Monday, August 13, 2007

A Thousand Splendid Suns by Khaled Hosseini

Everyone I know has read Kite Runner. It's an incidental thing, not a case of everyone saying "you must read this book" but rather, a more casual, "hey I just read this book the other day, have you heard of it?"

If you liked Kite Runner, I suspect you will like this book as well, the second book from the same author. I found that I liked and disliked in this book the same elements that I liked and disliked in Kite Runner.

I find the history included in the story to be compelling. The author has a way of educating his readers about a part of the world to which we are largely ignorant, and he does so while telling an engrossing story. Accidental education, you think you're just enjoying a story when in fact you're learning something.

The characters led such brutal and harsh lives. This, I know, is unfortunately a reflection of the reality of what women have endured in Afghanistan. That might be what makes the story so hard to digest, the awareness that this is happening in the world. This was not a third world country, this was a prosperous nation, and it all fell apart, and remains in pieces.
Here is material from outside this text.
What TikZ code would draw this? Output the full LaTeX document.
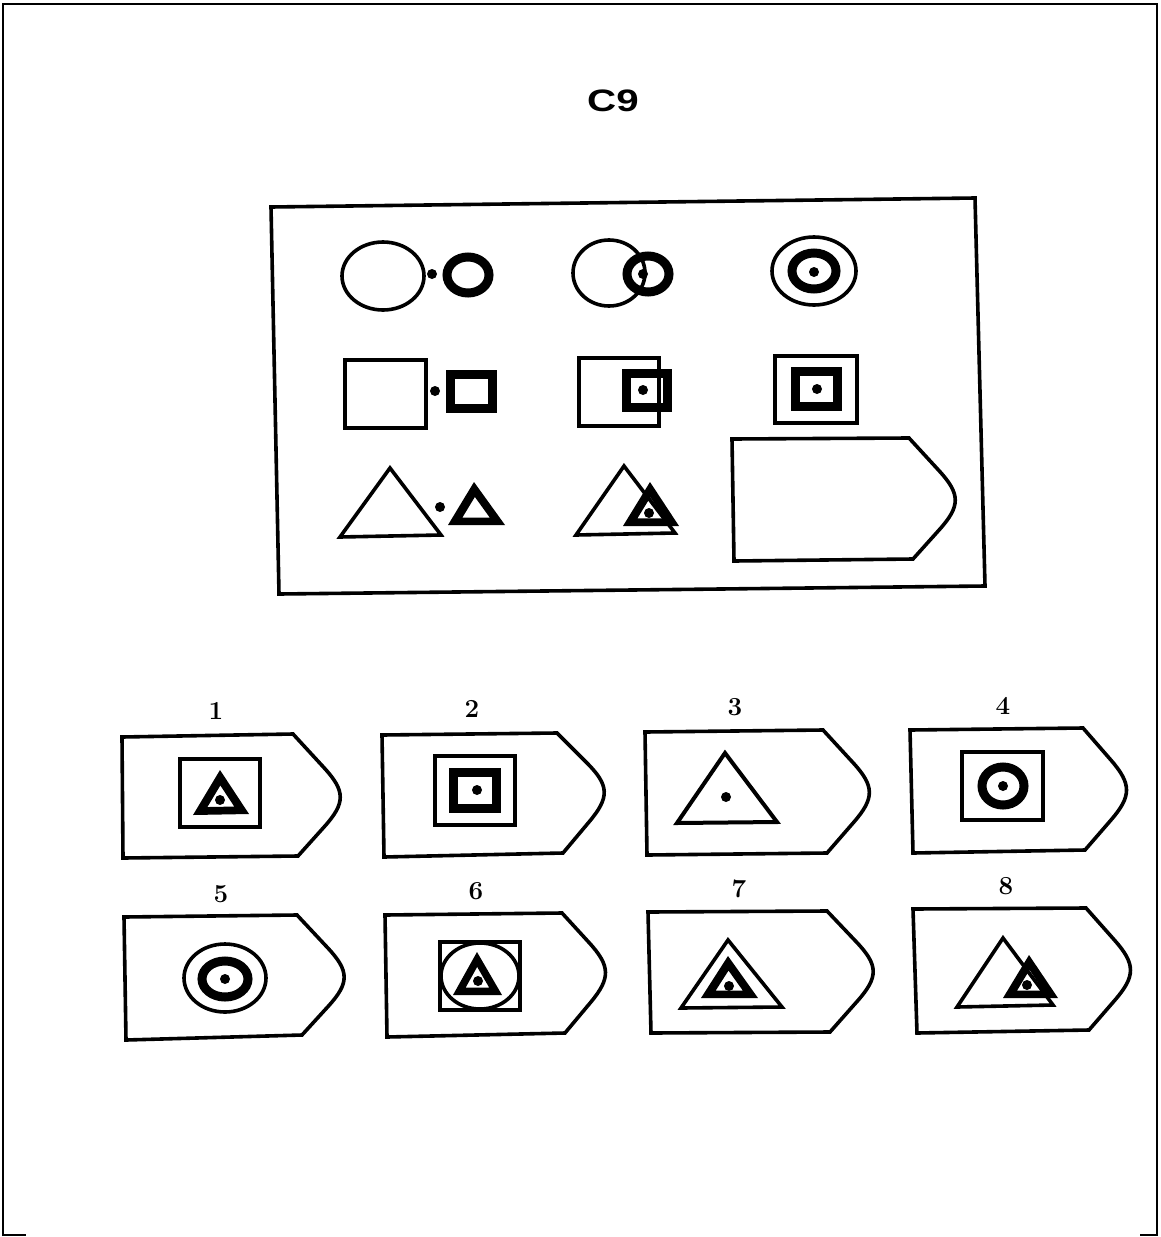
\documentclass[tikz,border=0pt]{standalone}
\usepackage{fontspec}
\usepackage{graphicx}
\newfontfamily\titlefont{Liberation Sans}
\usetikzlibrary{calc}
\tikzset{
  thinln/.style={line width=3.6pt, line join=miter},
  thickln/.style={line width=9pt, line join=miter},
  framel/.style={line width=2pt},
  numlbl/.style={font=\bfseries\fontsize{26}{26}\selectfont, inner sep=0pt},
}
\newcommand\dotat[1]{\fill #1 circle[radius=5];}
\newcommand\ringat[3]{\draw[thickln] #1 ellipse[x radius=#2, y radius=#3];}
\newcommand\thicktri[4][0.48]{%
  \coordinate (ta) at #2; \coordinate (tb) at #3; \coordinate (tc) at #4;
  \coordinate (tbc) at ($(tb)!0.5!(tc)$);
  \coordinate (tm) at ($(ta)!0.6667!(tbc)$);
  \fill[even odd rule] (ta) -- (tb) -- (tc) -- cycle
    ($(tm)!#1!(ta)$) -- ($(tm)!#1!(tb)$) -- ($(tm)!#1!(tc)$) -- cycle;}
\newcommand\penta[5]{%
  \coordinate (pt) at #3; \coordinate (pr) at #2; \coordinate (pb) at #4;
  \draw[thinln] #1 -- (pr) -- ($(pt)!40pt!(pr)$) .. controls ($(pt)!8pt!(pr)$) and ($(pt)!8pt!(pb)$) .. ($(pt)!40pt!(pb)$) -- (pb) -- #5 -- cycle;}
\begin{document}
\begin{tikzpicture}[x=1pt,y=-1pt]
\useasboundingbox (0,0) rectangle (1160,1237);
% page frame
\draw[framel] (3,1236) -- (3,4) -- (1157,4) -- (1157,1236);
\draw[framel] (3,1235) -- (26,1235);
\draw[framel] (1140,1235) -- (1157,1235);
% title
\node (title) at (613,101) {\scalebox{1.3}[1]{\titlefont\bfseries\fontsize{31}{31}\selectfont C9}};
% main matrix box
\draw[thinln] (271,207) -- (975,198) -- (985,586) -- (279,594) -- cycle;
% row 1
\draw[thinln] (383,276) ellipse[x radius=41, y radius=34];
\dotat{(432,274)}
\ringat{(468,275)}{21}{18}
\draw[thinln] (609,273) ellipse[x radius=36, y radius=33];
\ringat{(648,274)}{21}{18}
\dotat{(643,274)}
\draw[thinln] (814,271) ellipse[x radius=42, y radius=34];
\ringat{(814,271)}{22}{18}
\dotat{(814,272)}
% row 2
\draw[thinln] (345,360) rectangle (426,428);
\dotat{(435,391)}
\draw[line width=9.5pt] (450.5,374.5) rectangle (492.5,408.5);
\draw[thinln] (579,358) rectangle (659,426);
\draw[line width=9.5pt] (626.5,373.5) rectangle (667.5,407.5);
\dotat{(643,390)}
\draw[thinln] (775,356) rectangle (857,423);
\draw[line width=9.5pt] (795.5,371.5) rectangle (837.5,406.5);
\dotat{(817,389)}
% row 3
\draw[thinln] (390,468) -- (340,537) -- (441,535) -- cycle;
\dotat{(440,507)}
\thicktri{(474,482)}{(448,525)}{(505,525)}
\draw[thinln] (624,466) -- (576,535) -- (675,533) -- cycle;
\thicktri{(650,482)}{(623,526)}{(679,526)}
\dotat{(649,513)}
% answer slot
\penta{(732,439)}{(909,438)}{(966,500)}{(913,559)}{(734,561)}
% option 1
\node[numlbl] (n1) at (216,711) {1};
\penta{(122,737)}{(293,734)}{(351,797)}{(298,856)}{(123,858)}
\draw[thinln] (180,759) rectangle (260,827);
\thicktri{(220,770)}{(193,815)}{(249,814)}
\dotat{(220,800)}
% option 2
\node[numlbl] (n2) at (472,709) {2};
\penta{(382,735)}{(557,733)}{(615,791)}{(563,853)}{(384,857)}
\draw[thinln] (435,756) rectangle (515,825);
\draw[line width=9.5pt] (453.5,772.5) rectangle (496.5,808.5);
\dotat{(477,790)}
% option 3
\node[numlbl] (n3) at (735,707) {3};
\penta{(645,732)}{(823,730)}{(880,792)}{(827,853)}{(647,855)}
\draw[line width=4pt, line join=miter] (725,753) -- (677,823) -- (777,822) -- cycle;
\dotat{(726,797)}
% option 4
\node[numlbl] (n4) at (1003,706) {4};
\penta{(910,730)}{(1083,728)}{(1137,790)}{(1085,850)}{(913,853)}
\draw[thinln] (962,752) rectangle (1043,820);
\ringat{(1003,786)}{21}{19}
\dotat{(1003,786)}
% option 5
\node[numlbl] (n5) at (221,894) {5};
\penta{(124,917)}{(297,915)}{(355,977)}{(302,1035)}{(126,1040)}
\draw[thinln] (225,978) ellipse[x radius=41, y radius=34];
\ringat{(225,979)}{23}{18}
\dotat{(225,979)}
% option 6
\node[numlbl] (n6) at (476,891) {6};
\penta{(385,915)}{(562,913)}{(616,972)}{(565,1033)}{(387,1037)}
\draw[thinln] (440,942) rectangle (520,1010);
\draw[thinln] (480,976) ellipse[x radius=39, y radius=33];
\thicktri{(477,952)}{(453,995)}{(502,995)}
\dotat{(478,981)}
% option 7
\node[numlbl] (n7) at (739,889) {7};
\penta{(648,912)}{(827,911)}{(884,971)}{(830,1032)}{(651,1033)}
\draw[thinln] (728,940) -- (681,1008) -- (782,1007) -- cycle;
\thicktri{(728,956)}{(701,998)}{(758,998)}
\dotat{(729,986)}
% option 8
\node[numlbl] (n8) at (1006,886) {8};
\penta{(913,909)}{(1086,908)}{(1141,970)}{(1089,1030)}{(917,1033)}
\draw[thinln] (1003,938) -- (957,1007) -- (1053,1005) -- cycle;
\thicktri{(1029,955)}{(1003,998)}{(1058,998)}
\dotat{(1027,985)}
\end{tikzpicture}
\end{document}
The novel spans several generations of women, and many phases of Afghanistan's history -- the Soviet occupation, the warlords, the Taliban, the U.S. bombing, and finally, the current time period, which unfortunately may be a return of the Taliban. By reading this book we understand how the people were affected and in this case the women in particular.

There were times when I didn't feel as if the female characters rang true. These were clearly female character created by a man. I was unnerved by the nine year old thinking she was in love. That was too young for a child to have feelings like that. She was describing the sort of feelings that usually don't happen until later teens. I had to go back and read the part because I was so startled when I saw the line that "she was almost ten years old." I never felt especially close to the characters. Their situations took on a soap opera like element with so many extreme situations, the deaths, the pregnancies, the betrayals, so many characters that were pure evil versus characters that were pure good. While I found the situation and the portrayals of war in the city to be devastating, I felt numb to individual characters.

The coincidences bothered me. They didn't seem as absurd in this book as they were in the other, but nonetheless they were there. When I mentioned this a friend pointed out "that's what happens in fiction." Maybe, in some fiction, not the type I usually read. If this didn't bother you in Kite Runner, it won't bother you in this book.

Despite my criticisms, I'm glad I read it because I am interested in the history of the Middle East. I believe that a lot of people will enjoy it, in the same way that they've enjoyed Kite Runner.